Secondary Progressive Multiple Sclerosis
Patients who have had relapsing or remitting MS pass into a secondary progressive stage of MS, usually 6-10 years after the onset of the disease. In this phase, a gradual worsening of the disease between relapses is noticed. With the help of the studies conducted so far, it can be stated that after 10 years, 50% of people with relapsing-remitting MS would develop secondary progressive MS and by 25 to 30 years, that figure would rise to 90%. Generally, the disease takes more than 30 years to reach the final stage.
Aggressive Multiple Sclerosis
MS is called aggressive MS when the disease progresses very rapidly from the onset, leading to severe disability within a relatively short period. It can lead to death within a few weeks. Fortunately, this form of MS is extremely rare. The acute form of MS or aggressive MS can almost immediately result in death. Otherwise, MS is not considered a fatal disease and the symptoms of MS do not typically lead to death.
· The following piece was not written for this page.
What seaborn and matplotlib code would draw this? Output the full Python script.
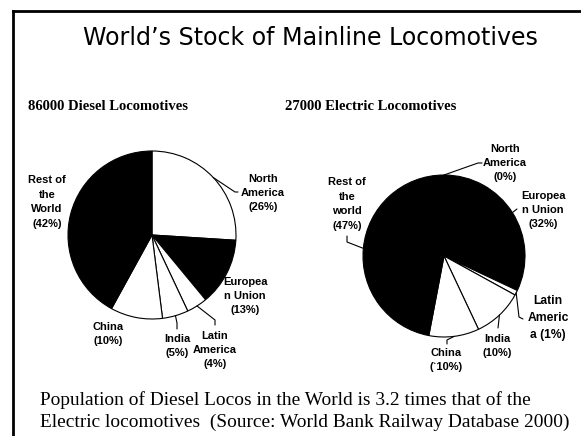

MS affects the body systems and the risk of catching infections like pneumonia and suffering due to other diseases increases.
Facts about MS inform us that the life expectancy for this disease is actually identical to the life expectancy of everyone else - almost 80 years in the U.S. So take care of those patients and help them to live as best as they can with multiple sclerosis, because they'll be dealing with it for a long, long time.